CAMPANHA “SOS LÍBANO”
A Fundação AIS desenvolve actualmente 15 projectos com as dioceses e ordens religiosas mais afectadas que estão a cuidar destes deslocados internos. As escolas católicas, que permaneceram todas abertas, quer fisicamente quer online, continuam a ser uma grande prioridade para a AIS, porque muitas famílias não conseguem pagar as propinas, mas os professores ainda precisam de receber os seus salários no final do mês.
“Se queremos reforçar as comunidades cristãs da região, temos de nos concentrar nas instituições cristãs do Líbano. Para além de todo o trabalho pastoral que já está a ser feito pelas dioceses e pelas ordens religiosas, o sistema educativo é muito importante. Se há alguma coisa que está de pé no Líbano neste momento, são as escolas católicas”, explicou, nessa conferência no final de Outubro, Marielle Boutros.

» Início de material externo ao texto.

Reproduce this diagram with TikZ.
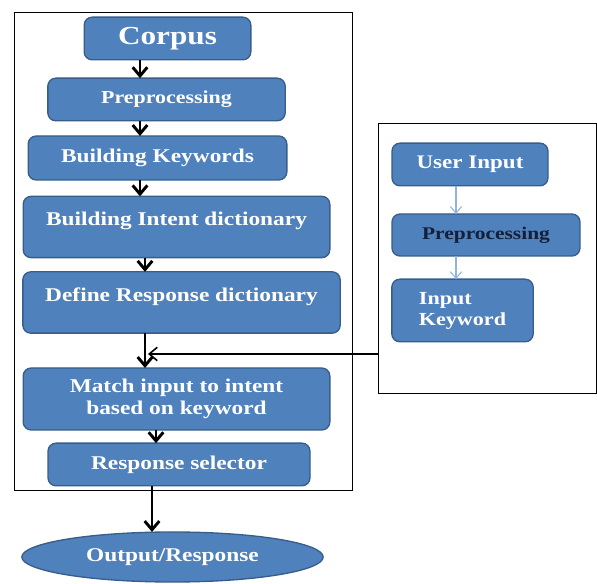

Recorde-se que a Fundação AIS em Portugal lançou mesmo um grande apelo aos benfeitores e amigos da instituição no nosso país para apoiarem, com a sua generosidade, à Igreja do Líbano que tenta acudir a todo este sofrimento. No início de Outubro, Catarina Bettencourt, a responsável do secretariado português da AIS, sintetizava a urgência desta ajuda, lembrando que o país atravessa “uma hora de aflição”. “É preciso ir em socorro dos que mais sofrem é preciso ajudar as famílias cristãs que estão assustadas e de mãos completamente vazias. A vossa ajuda é essencial, tal como as vossas orações. Muito obrigada, uma vez mais, por todos os gestos de carinho e solidariedade que os portugueses têm dado à Igreja que sofre no mundo”, conclui nessa mensagem a responsável do secretariado português da fundação pontifícia. Uma ajuda que tem sido acolhida com muita gratidão no Líbano. Resta agora saber se o cessar-fogo agora acordado é mesmo o início de um tempo de paz.